Below is a listing. Return the lines from the one that contains "Give me the React, TypeScript" to the one that contains "Chart.register(...registerables);", both ends included, verbatim and with no pictures.
┌─ Provided data
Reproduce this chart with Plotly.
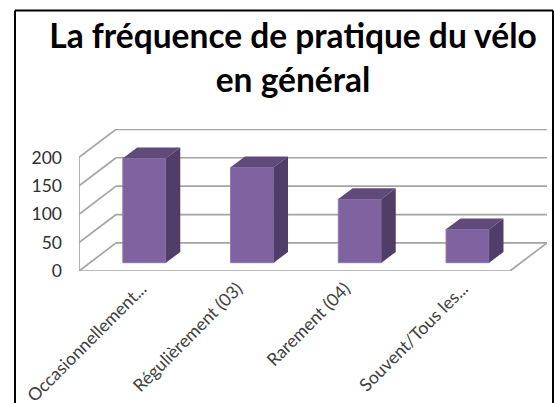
└─
┌─ Provided data
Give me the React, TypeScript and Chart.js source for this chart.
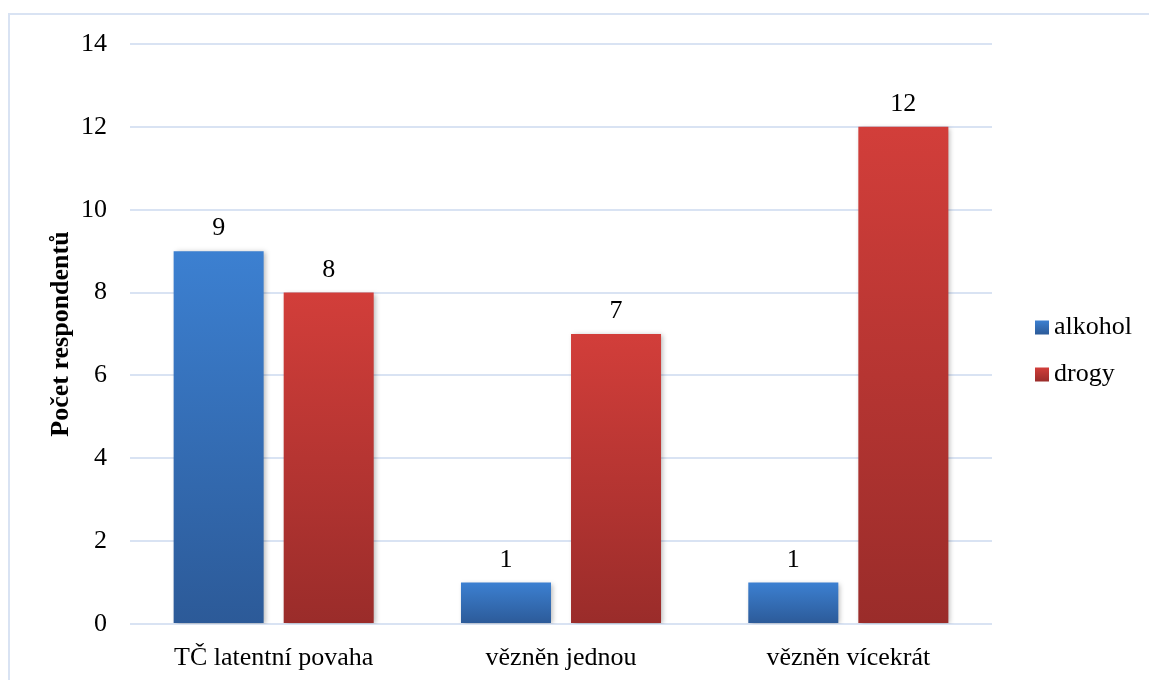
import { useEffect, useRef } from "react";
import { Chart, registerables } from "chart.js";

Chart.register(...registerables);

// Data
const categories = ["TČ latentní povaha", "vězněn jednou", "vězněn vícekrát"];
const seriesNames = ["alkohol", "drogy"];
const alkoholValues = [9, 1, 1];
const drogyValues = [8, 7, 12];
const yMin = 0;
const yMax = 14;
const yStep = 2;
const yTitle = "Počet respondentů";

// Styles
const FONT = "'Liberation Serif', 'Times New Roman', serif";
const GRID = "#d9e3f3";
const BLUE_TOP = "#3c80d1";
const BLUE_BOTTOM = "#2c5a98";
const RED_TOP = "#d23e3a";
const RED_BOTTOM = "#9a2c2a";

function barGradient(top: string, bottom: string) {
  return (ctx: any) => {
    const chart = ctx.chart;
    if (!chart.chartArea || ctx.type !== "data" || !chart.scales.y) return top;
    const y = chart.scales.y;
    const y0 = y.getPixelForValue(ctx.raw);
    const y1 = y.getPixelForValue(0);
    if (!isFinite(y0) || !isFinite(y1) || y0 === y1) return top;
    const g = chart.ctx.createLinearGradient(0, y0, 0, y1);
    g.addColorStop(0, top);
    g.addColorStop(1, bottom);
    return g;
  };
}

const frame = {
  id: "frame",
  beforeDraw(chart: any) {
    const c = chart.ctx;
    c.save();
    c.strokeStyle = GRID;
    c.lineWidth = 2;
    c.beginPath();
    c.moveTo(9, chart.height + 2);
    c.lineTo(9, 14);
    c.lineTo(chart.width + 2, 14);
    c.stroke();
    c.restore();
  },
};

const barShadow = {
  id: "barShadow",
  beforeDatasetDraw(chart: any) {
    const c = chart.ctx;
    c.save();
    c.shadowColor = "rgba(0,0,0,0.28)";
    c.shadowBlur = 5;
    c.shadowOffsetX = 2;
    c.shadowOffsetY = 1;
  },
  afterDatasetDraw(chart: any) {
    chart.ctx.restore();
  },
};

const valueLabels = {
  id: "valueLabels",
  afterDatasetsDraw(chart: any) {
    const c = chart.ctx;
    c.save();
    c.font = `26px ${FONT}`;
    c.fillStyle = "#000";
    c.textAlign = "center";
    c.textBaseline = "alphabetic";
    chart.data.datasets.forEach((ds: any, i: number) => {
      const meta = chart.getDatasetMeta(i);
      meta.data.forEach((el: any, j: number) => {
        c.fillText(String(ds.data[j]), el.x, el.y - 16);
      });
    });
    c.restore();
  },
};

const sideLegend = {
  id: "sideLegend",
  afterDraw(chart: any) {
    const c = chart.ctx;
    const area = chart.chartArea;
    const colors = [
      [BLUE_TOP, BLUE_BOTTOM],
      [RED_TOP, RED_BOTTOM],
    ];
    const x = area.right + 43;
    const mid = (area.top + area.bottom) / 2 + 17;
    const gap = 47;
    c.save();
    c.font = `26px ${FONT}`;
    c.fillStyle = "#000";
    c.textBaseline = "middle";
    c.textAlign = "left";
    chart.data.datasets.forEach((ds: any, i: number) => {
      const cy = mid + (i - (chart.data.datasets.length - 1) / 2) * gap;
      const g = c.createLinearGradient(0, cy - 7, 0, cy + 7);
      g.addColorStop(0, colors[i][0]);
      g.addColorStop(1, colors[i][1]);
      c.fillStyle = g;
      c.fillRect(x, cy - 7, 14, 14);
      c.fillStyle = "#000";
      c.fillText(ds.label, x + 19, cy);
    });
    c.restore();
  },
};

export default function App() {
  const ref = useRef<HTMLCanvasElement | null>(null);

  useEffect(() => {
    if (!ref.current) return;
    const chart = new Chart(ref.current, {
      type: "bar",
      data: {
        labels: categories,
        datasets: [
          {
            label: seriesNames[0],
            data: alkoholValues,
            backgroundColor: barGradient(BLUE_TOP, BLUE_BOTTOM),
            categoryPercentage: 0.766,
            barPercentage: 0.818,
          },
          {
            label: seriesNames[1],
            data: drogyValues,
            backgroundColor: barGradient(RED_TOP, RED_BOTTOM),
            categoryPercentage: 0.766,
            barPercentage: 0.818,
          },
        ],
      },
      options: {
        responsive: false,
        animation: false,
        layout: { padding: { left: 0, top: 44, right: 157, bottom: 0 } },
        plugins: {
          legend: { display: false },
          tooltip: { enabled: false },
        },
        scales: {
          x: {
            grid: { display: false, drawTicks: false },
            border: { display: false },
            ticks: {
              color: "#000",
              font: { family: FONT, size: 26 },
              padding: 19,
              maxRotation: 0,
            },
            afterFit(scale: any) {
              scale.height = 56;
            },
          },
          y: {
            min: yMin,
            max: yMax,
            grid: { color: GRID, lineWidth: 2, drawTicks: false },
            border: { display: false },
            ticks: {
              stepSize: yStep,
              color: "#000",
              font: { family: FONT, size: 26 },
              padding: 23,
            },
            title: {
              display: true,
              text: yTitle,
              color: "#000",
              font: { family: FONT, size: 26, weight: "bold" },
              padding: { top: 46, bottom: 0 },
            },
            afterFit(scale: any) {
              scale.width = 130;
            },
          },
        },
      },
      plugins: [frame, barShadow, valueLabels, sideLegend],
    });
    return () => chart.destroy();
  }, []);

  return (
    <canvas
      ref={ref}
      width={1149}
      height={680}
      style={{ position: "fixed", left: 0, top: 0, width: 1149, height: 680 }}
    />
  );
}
└─
┌─ Provided data
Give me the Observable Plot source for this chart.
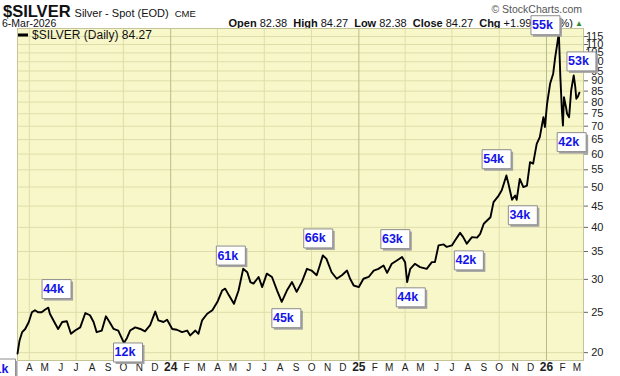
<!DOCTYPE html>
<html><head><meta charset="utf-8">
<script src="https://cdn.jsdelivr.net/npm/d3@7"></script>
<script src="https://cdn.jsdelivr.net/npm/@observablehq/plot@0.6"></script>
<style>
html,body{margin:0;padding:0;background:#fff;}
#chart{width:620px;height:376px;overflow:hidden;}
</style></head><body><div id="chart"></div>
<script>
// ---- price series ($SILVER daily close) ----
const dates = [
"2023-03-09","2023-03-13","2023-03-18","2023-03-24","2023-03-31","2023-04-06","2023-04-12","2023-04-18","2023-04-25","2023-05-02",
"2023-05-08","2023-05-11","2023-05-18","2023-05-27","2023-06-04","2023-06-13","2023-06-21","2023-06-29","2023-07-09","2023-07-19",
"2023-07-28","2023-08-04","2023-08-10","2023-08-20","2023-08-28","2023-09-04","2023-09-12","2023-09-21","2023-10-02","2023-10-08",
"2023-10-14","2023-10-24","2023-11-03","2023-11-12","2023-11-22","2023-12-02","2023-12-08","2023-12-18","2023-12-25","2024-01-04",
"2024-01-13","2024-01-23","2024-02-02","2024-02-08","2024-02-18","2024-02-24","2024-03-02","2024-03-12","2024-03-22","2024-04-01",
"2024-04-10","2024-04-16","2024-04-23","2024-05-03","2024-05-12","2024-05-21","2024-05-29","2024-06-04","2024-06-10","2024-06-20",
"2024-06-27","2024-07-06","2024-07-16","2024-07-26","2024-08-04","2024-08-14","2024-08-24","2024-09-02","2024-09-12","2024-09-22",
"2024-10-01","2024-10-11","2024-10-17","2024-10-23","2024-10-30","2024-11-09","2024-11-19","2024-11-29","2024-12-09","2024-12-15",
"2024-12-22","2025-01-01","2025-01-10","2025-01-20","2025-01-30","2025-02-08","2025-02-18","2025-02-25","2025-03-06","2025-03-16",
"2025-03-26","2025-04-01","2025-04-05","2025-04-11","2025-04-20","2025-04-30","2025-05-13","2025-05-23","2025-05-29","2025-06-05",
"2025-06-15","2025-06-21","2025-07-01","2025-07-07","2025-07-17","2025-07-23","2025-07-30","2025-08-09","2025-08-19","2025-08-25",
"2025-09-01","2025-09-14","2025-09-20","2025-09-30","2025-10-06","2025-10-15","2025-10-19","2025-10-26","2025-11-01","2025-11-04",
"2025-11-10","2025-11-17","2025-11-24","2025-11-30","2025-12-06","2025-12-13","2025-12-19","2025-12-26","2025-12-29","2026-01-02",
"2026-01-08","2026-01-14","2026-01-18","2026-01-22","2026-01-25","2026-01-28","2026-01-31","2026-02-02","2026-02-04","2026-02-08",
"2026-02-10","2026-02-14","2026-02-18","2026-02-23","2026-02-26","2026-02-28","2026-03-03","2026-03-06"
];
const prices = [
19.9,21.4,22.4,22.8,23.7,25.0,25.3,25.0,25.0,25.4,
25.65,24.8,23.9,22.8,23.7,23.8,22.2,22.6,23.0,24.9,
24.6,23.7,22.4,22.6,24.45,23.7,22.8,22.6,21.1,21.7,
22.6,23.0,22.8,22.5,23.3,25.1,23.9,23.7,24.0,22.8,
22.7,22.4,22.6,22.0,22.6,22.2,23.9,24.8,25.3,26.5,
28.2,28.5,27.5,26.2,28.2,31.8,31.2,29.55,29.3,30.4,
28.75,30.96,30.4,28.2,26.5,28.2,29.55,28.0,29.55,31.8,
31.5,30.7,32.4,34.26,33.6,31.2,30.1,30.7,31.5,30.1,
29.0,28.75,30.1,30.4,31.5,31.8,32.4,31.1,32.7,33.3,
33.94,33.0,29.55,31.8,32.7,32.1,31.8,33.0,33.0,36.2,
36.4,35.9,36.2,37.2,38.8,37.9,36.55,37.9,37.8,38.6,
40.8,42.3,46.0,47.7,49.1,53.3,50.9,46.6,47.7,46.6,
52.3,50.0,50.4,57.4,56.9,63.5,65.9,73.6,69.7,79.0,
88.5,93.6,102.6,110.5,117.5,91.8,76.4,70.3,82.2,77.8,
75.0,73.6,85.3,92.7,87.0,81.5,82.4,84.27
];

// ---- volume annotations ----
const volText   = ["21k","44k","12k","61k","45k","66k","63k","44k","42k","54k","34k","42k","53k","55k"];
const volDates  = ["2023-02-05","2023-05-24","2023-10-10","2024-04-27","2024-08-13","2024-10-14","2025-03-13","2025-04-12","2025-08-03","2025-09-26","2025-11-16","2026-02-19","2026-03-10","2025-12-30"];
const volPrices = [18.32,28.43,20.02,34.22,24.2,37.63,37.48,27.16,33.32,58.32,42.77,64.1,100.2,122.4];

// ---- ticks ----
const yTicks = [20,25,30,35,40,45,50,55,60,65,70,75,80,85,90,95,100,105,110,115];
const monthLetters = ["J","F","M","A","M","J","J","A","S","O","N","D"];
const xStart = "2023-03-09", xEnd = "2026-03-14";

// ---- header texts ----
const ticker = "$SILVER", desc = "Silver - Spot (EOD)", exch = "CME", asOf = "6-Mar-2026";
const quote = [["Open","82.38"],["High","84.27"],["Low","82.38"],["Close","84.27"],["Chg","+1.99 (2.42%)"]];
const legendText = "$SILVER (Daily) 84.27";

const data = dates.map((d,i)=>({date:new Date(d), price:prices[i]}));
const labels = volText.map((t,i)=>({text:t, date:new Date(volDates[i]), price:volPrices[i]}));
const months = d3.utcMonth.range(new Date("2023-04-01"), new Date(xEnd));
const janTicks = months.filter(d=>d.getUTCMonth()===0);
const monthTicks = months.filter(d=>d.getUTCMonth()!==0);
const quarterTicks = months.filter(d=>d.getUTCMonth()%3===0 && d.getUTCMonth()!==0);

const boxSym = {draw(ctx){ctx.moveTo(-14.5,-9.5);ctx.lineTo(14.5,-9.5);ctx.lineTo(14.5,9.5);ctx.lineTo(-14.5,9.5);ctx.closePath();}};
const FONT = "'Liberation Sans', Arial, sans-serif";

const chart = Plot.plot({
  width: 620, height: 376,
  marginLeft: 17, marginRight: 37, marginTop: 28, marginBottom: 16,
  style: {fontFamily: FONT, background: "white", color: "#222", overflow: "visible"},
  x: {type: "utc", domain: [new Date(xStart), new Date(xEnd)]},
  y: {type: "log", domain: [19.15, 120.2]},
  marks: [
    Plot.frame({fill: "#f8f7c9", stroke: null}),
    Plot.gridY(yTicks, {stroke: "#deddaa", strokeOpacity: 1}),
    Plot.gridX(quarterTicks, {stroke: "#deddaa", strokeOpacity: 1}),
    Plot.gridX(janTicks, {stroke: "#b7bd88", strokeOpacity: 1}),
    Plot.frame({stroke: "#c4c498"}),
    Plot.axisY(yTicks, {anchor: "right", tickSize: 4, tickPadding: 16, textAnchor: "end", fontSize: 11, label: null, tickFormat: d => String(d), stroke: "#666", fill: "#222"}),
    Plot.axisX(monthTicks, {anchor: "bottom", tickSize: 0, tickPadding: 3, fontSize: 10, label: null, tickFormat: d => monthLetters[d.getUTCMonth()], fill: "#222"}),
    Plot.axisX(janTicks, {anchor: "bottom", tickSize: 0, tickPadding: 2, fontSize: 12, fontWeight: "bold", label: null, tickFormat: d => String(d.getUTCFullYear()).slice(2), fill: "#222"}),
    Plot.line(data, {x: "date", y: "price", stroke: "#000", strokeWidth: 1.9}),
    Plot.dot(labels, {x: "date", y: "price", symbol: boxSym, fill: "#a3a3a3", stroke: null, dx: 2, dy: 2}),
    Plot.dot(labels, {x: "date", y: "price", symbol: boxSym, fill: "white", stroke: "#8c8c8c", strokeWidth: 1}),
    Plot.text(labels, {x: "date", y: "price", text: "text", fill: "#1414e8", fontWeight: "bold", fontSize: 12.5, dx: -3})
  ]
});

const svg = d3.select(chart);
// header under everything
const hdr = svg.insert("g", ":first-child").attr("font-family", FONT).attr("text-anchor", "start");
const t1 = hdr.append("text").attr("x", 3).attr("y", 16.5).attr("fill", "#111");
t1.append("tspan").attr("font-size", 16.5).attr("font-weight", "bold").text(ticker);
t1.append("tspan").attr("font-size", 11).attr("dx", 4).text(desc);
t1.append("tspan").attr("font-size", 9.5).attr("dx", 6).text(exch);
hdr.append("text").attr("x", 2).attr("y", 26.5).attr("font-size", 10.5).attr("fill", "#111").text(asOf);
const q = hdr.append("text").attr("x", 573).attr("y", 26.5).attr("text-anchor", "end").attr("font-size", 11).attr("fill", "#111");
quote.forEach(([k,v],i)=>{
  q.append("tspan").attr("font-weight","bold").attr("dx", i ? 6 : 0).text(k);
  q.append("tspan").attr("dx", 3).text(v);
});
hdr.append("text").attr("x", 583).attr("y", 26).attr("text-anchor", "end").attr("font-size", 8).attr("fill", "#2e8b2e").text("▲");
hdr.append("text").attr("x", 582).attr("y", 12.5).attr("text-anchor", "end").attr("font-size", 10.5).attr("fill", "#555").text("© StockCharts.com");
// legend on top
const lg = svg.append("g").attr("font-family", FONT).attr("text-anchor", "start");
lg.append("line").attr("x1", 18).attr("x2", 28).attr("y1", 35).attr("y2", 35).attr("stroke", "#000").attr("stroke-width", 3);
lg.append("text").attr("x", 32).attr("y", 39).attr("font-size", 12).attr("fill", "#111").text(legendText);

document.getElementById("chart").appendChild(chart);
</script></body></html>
└─
Solution to the problem>
Give me the React, TypeScript and Chart.js source for this chart.
import { useEffect, useRef } from "react";
import { Chart, registerables } from "chart.js";

Chart.register(...registerables);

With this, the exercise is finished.